Ein Chatbot als Ministerin
Rama verkauft diesen Plan als Meilenstein im Kampf gegen Korruption – und als Signal an Brüssel, dass Albanien reif für den EU-Beitritt sei. Doch bei genauerem Hinsehen wirft die Idee mehr Fragen auf, als sie beantwortet.
Der Name Diella bedeutet auf Albanisch „Sonne“. Optisch tritt Diella als junge Frau in traditioneller Tracht auf. Tatsächlich handelt es sich um eine Software, die in Zusammenarbeit mit Microsoft entwickelt wurde. Sie ist bereits seit Anfang 2025 aktiv und unterstützt Bürgerinnen und Bürger auf Regierungsportalen beim Einreichen von Dokumenten oder beim Suchen nach Informationen. Nun soll sie den Sprung von einer virtuellen Assistentin ins Kabinett schaffen – eine Premiere in Europa.
Große Versprechen, unklare Umsetzung
Rama kündigte an, dass öffentliche Ausschreibungen künftig „100 Prozent frei von Korruption“ sein sollen. Mit Diella wolle er einen neutralen Akteur einsetzen, der keine persönlichen Interessen habe und daher nicht bestechlich sei. Wie genau diese Kontrolle aussehen soll, welche Daten die Software auswertet und wer die Ergebnisse überprüft, bleibt allerdings im Dunkeln. Ohne klare Regeln wirkt das Ganze eher wie eine politische Inszenierung als ein praktischer Lösungsansatz.
Die Opposition schlägt Alarm
Die konservative Demokratische Partei reagierte scharf. Ihr Fraktionschef Gazment Bardhi erklärte, Ramas Pläne seien schlicht verfassungswidrig. Die albanische Verfassung verlangt von Ministerinnen und Ministern, dass sie Staatsbürger sind, volljährig und geistig gesund. Eine Software erfüllt keine dieser Kriterien. Außerdem wäre für eine solche Änderung eine Zwei-Drittel-Mehrheit im Parlament notwendig – Ramas Sozialistische Partei hat zwar die absolute Mehrheit, diese Hürde schafft sie jedoch nicht allein.

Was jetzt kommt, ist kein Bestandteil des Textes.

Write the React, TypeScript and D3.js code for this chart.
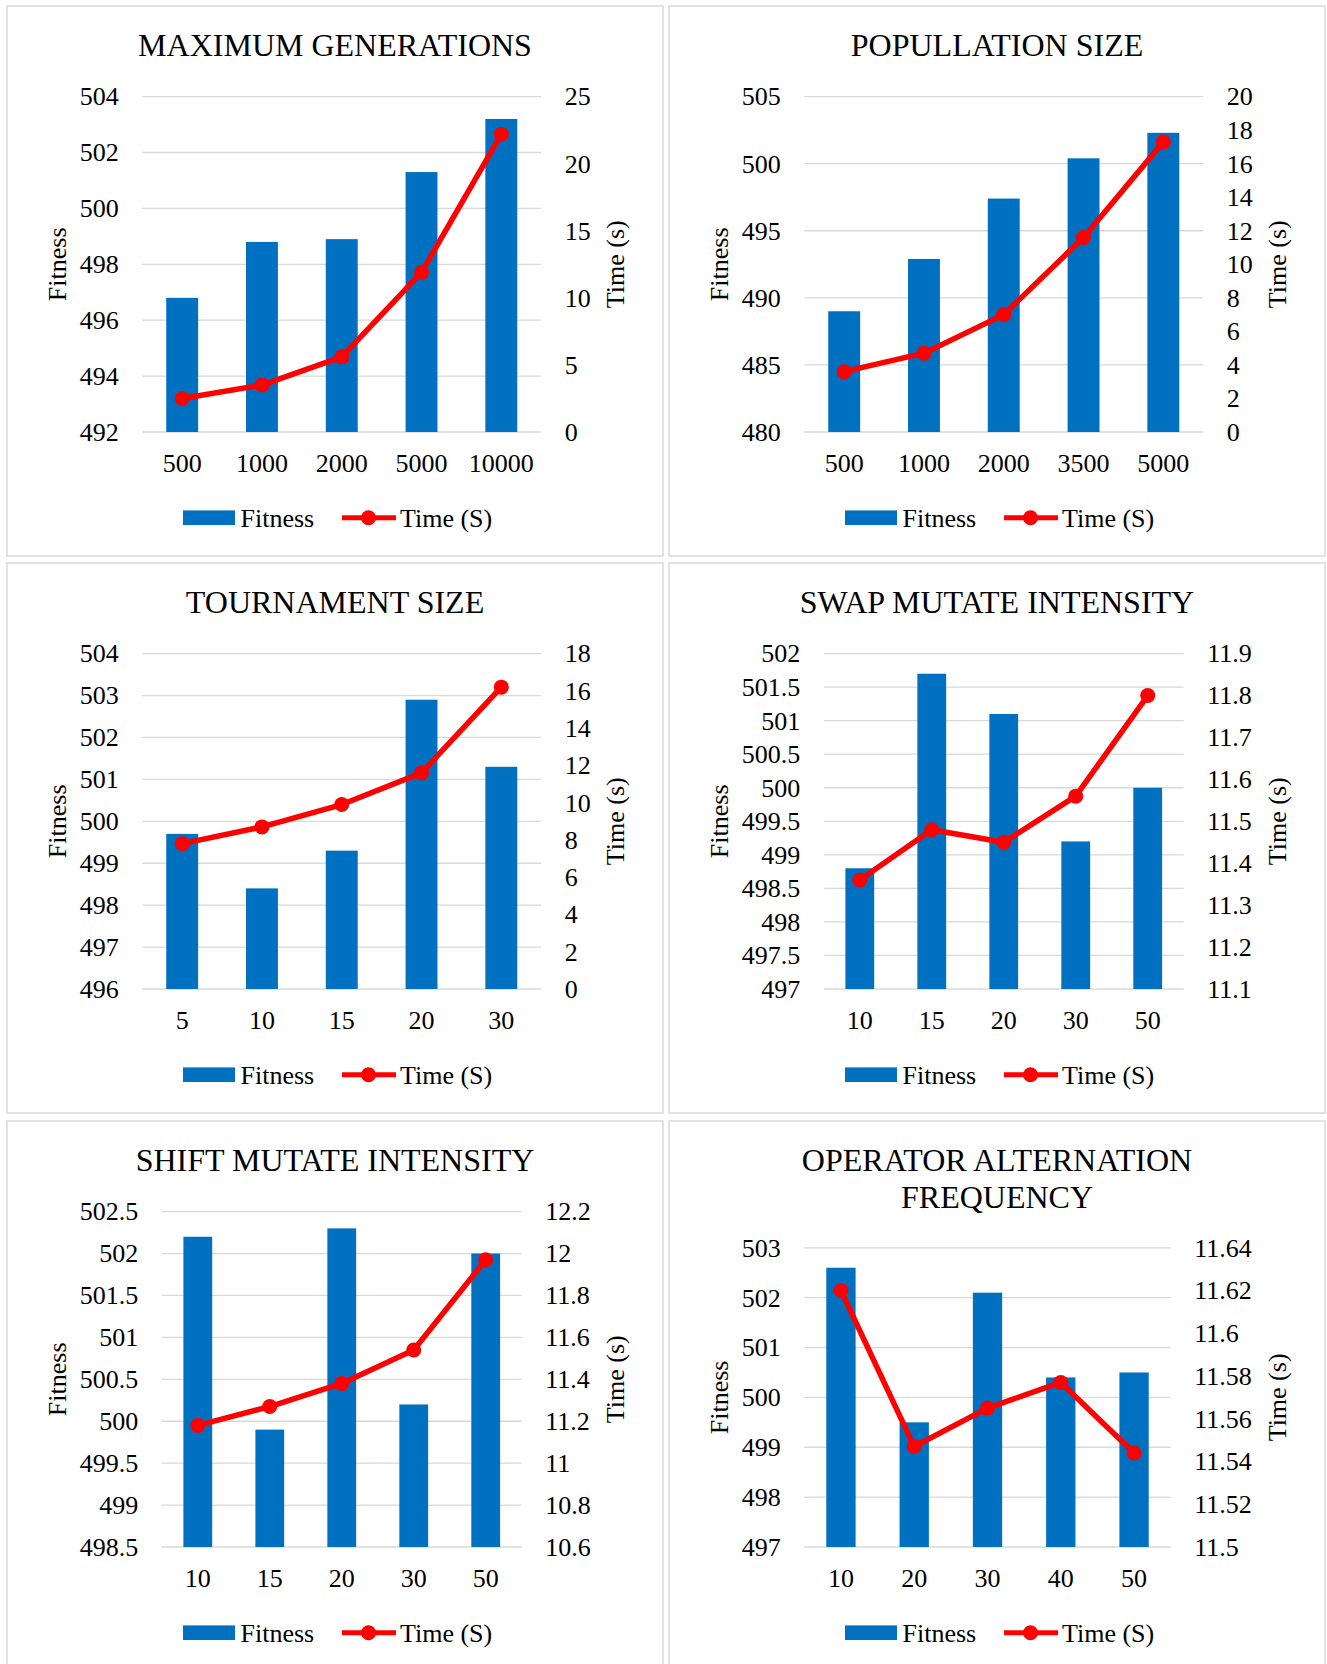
import React from "react";
import * as d3 from "d3";

// ---------- DATA ----------
const maxGenTitle = ["MAXIMUM GENERATIONS"];
const maxGenCategories = ["500", "1000", "2000", "5000", "10000"];
const maxGenFitness = [496.8, 498.8, 498.9, 501.3, 503.2];
const maxGenTime = [2.5, 3.5, 5.6, 11.9, 22.2];
const maxGenFitnessTicks = [492, 494, 496, 498, 500, 502, 504];
const maxGenTimeTicks = [0, 5, 10, 15, 20, 25];

const popTitle = ["POPULLATION SIZE"];
const popCategories = ["500", "1000", "2000", "3500", "5000"];
const popFitness = [489.0, 492.9, 497.4, 500.4, 502.3];
const popTime = [3.6, 4.7, 7.0, 11.6, 17.3];
const popFitnessTicks = [480, 485, 490, 495, 500, 505];
const popTimeTicks = [0, 2, 4, 6, 8, 10, 12, 14, 16, 18, 20];

const tourTitle = ["TOURNAMENT SIZE"];
const tourCategories = ["5", "10", "15", "20", "30"];
const tourFitness = [499.7, 498.4, 499.3, 502.9, 501.3];
const tourTime = [7.8, 8.7, 9.9, 11.6, 16.2];
const tourFitnessTicks = [496, 497, 498, 499, 500, 501, 502, 503, 504];
const tourTimeTicks = [0, 2, 4, 6, 8, 10, 12, 14, 16, 18];

const swapTitle = ["SWAP MUTATE INTENSITY"];
const swapCategories = ["10", "15", "20", "30", "50"];
const swapFitness = [498.8, 501.7, 501.1, 499.2, 500.0];
const swapTime = [11.36, 11.48, 11.45, 11.56, 11.8];
const swapFitnessTicks = [497, 497.5, 498, 498.5, 499, 499.5, 500, 500.5, 501, 501.5, 502];
const swapTimeTicks = [11.1, 11.2, 11.3, 11.4, 11.5, 11.6, 11.7, 11.8, 11.9];

const shiftTitle = ["SHIFT MUTATE INTENSITY"];
const shiftCategories = ["10", "15", "20", "30", "50"];
const shiftFitness = [502.2, 499.9, 502.3, 500.2, 502.0];
const shiftTime = [11.18, 11.27, 11.38, 11.54, 11.97];
const shiftFitnessTicks = [498.5, 499, 499.5, 500, 500.5, 501, 501.5, 502, 502.5];
const shiftTimeTicks = [10.6, 10.8, 11, 11.2, 11.4, 11.6, 11.8, 12, 12.2];

const opTitle = ["OPERATOR ALTERNATION", "FREQUENCY"];
const opCategories = ["10", "20", "30", "40", "50"];
const opFitness = [502.6, 499.5, 502.1, 500.4, 500.5];
const opTime = [11.62, 11.547, 11.565, 11.577, 11.544];
const opFitnessTicks = [497, 498, 499, 500, 501, 502, 503];
const opTimeTicks = [11.5, 11.52, 11.54, 11.56, 11.58, 11.6, 11.62, 11.64];

const legendLabels = ["Fitness", "Time (S)"];
const axisLabels = ["Fitness", "Time (s)"];

// ---------- STYLE ----------
const FONT = "'Liberation Serif', 'Times New Roman', Times, serif";
const BLUE = "#0070C0";
const RED = "#FF0000";
const GRID = "#D9D9D9";
const TXT = "#000000";

const panels = [
  { title: maxGenTitle, cats: maxGenCategories, fit: maxGenFitness, time: maxGenTime, fTicks: maxGenFitnessTicks, tTicks: maxGenTimeTicks },
  { title: popTitle, cats: popCategories, fit: popFitness, time: popTime, fTicks: popFitnessTicks, tTicks: popTimeTicks },
  { title: tourTitle, cats: tourCategories, fit: tourFitness, time: tourTime, fTicks: tourFitnessTicks, tTicks: tourTimeTicks },
  { title: swapTitle, cats: swapCategories, fit: swapFitness, time: swapTime, fTicks: swapFitnessTicks, tTicks: swapTimeTicks },
  { title: shiftTitle, cats: shiftCategories, fit: shiftFitness, time: shiftTime, fTicks: shiftFitnessTicks, tTicks: shiftTimeTicks },
  { title: opTitle, cats: opCategories, fit: opFitness, time: opTime, fTicks: opFitnessTicks, tTicks: opTimeTicks },
];

const fmt = (v: number) => String(+v.toFixed(4));
const textW = (s: string) => {
  let w = 0;
  for (const c of s) w += c === "." ? 0.25 : 0.5;
  return w * 26;
};

const colX = [7, 669];
const rowY = [6, 563, 1121];
const PW = 656;
const PH = 550;

function Panel({ p, x0, y0 }: any) {
  const fLabels = p.fTicks.map(fmt);
  const tLabels = p.tTicks.map(fmt);
  const maxL = Math.max(...fLabels.map(textW));
  const maxR = Math.max(...tLabels.map(textW));
  const left = 72.8 + maxL + 23.5;
  const right = 583.7 - maxR - 23.5;
  const top = p.title.length > 1 ? 126.8 : 90.6;
  const bottom = 426;

  const x = d3.scaleBand<string>().domain(p.cats).range([left, right]).paddingInner(0.6).paddingOuter(0.3);
  const yF = d3.scaleLinear().domain(d3.extent(p.fTicks) as [number, number]).range([bottom, top]);
  const yT = d3.scaleLinear().domain(d3.extent(p.tTicks) as [number, number]).range([bottom, top]);
  const line = d3
    .line<number>()
    .x((_, i) => (x(p.cats[i]) as number) + x.bandwidth() / 2)
    .y((d) => yT(d));
  const cx = PW / 2;
  const midY = (top + bottom) / 2;
  const lgX = cx - 152;
  const lgY = 511.7;

  return (
    <g transform={`translate(${x0},${y0})`} fontFamily={FONT} fill={TXT}>
      <rect x={0} y={0} width={PW} height={PH} fill="#fff" stroke={GRID} strokeWidth={1.5} />
      {p.title.map((t: string, i: number) => (
        <text key={i} x={cx} y={50.2 + i * 36.5} textAnchor="middle" fontSize={32}>
          {t}
        </text>
      ))}
      {p.fTicks.map((t: number, i: number) => (
        <g key={"g" + i}>
          <line x1={left} x2={right} y1={yF(t)} y2={yF(t)} stroke={GRID} strokeWidth={1.3} />
          <text x={left - 23.5} y={yF(t)} dy="0.34em" textAnchor="end" fontSize={26}>
            {fLabels[i]}
          </text>
        </g>
      ))}
      {p.tTicks.map((t: number, i: number) => (
        <text key={"t" + i} x={right + 23.5} y={yT(t)} dy="0.34em" textAnchor="start" fontSize={26}>
          {tLabels[i]}
        </text>
      ))}
      {p.fit.map((v: number, i: number) => (
        <rect key={"b" + i} x={x(p.cats[i])} y={yF(v)} width={x.bandwidth()} height={bottom - yF(v)} fill={BLUE} />
      ))}
      <path d={line(p.time) as string} fill="none" stroke={RED} strokeWidth={5.5} strokeLinejoin="round" />
      {p.time.map((v: number, i: number) => (
        <circle key={"c" + i} cx={(x(p.cats[i]) as number) + x.bandwidth() / 2} cy={yT(v)} r={7.5} fill={RED} />
      ))}
      {p.cats.map((c: string, i: number) => (
        <text key={"x" + i} x={(x(c) as number) + x.bandwidth() / 2} y={466} textAnchor="middle" fontSize={26}>
          {c}
        </text>
      ))}
      <text transform={`translate(58.6,${midY}) rotate(-90)`} textAnchor="middle" fontSize={26}>
        {axisLabels[0]}
      </text>
      <text transform={`translate(617,${midY}) rotate(-90)`} textAnchor="middle" fontSize={26}>
        {axisLabels[1]}
      </text>
      <rect x={lgX} y={lgY - 7.3} width={52} height={14.6} fill={BLUE} />
      <text x={lgX + 57.5} y={lgY} dy="0.34em" fontSize={26}>
        {legendLabels[0]}
      </text>
      <line x1={lgX + 159} x2={lgX + 213} y1={lgY} y2={lgY} stroke={RED} strokeWidth={5} />
      <circle cx={lgX + 185.5} cy={lgY} r={7.5} fill={RED} />
      <text x={lgX + 217} y={lgY} dy="0.34em" fontSize={26}>
        {legendLabels[1]}
      </text>
    </g>
  );
}

export default function App() {
  return (
    <div style={{ position: "absolute", left: 0, top: 0, width: 1327, height: 1664, overflow: "hidden", background: "#fff" }}>
      <svg width={1327} height={1664} style={{ display: "block" }}>
        <rect x={0} y={0} width={1327} height={1664} fill="#fff" />
        {panels.map((p, i) => (
          <Panel key={i} p={p} x0={colX[i % 2]} y0={rowY[Math.floor(i / 2)]} />
        ))}
      </svg>
    </div>
  );
}
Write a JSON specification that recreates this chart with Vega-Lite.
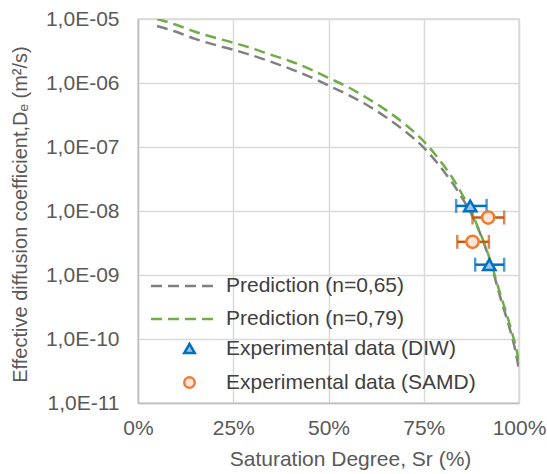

Rama und die Lust an der Inszenierung
Der Premierminister ist nicht nur Politiker, sondern auch Künstler. Er liebt große Gesten, die weltweit Aufmerksamkeit erregen. Erst im Mai sorgte er für Aufsehen, als er beim Gipfel der Europäischen Politischen Gemeinschaft Italiens Regierungschefin Giorgia Meloni auf dem roten Teppich mit einem Kniefall begrüßte. Auch die Ernennung einer „KI-Ministerin“ passt in dieses Muster: progressiv, spektakulär – aber inhaltlich fragwürdig.
Clever PR-Idee, aber auch nicht mehr
Ein Chatbot ersetzt keine echten Antikorruptionsmaßnahmen. Korruption lässt sich nicht durch eine digitale Figur im Kabinett beseitigen, sondern nur durch funktionierende Institutionen, unabhängige Justiz und strenge Kontrollen. Ramas Vorstoß zeigt, wie leicht KI zur politischen Symbolik gemacht wird. Am Ende bleibt die Frage: Geht es hier um ehrliche Reformen – oder nur darum, Brüssel und die Öffentlichkeit mit einer „innovativen“ Idee zu beeindrucken? Für echte Glaubwürdigkeit braucht Albanien weniger Theater und mehr Substanz.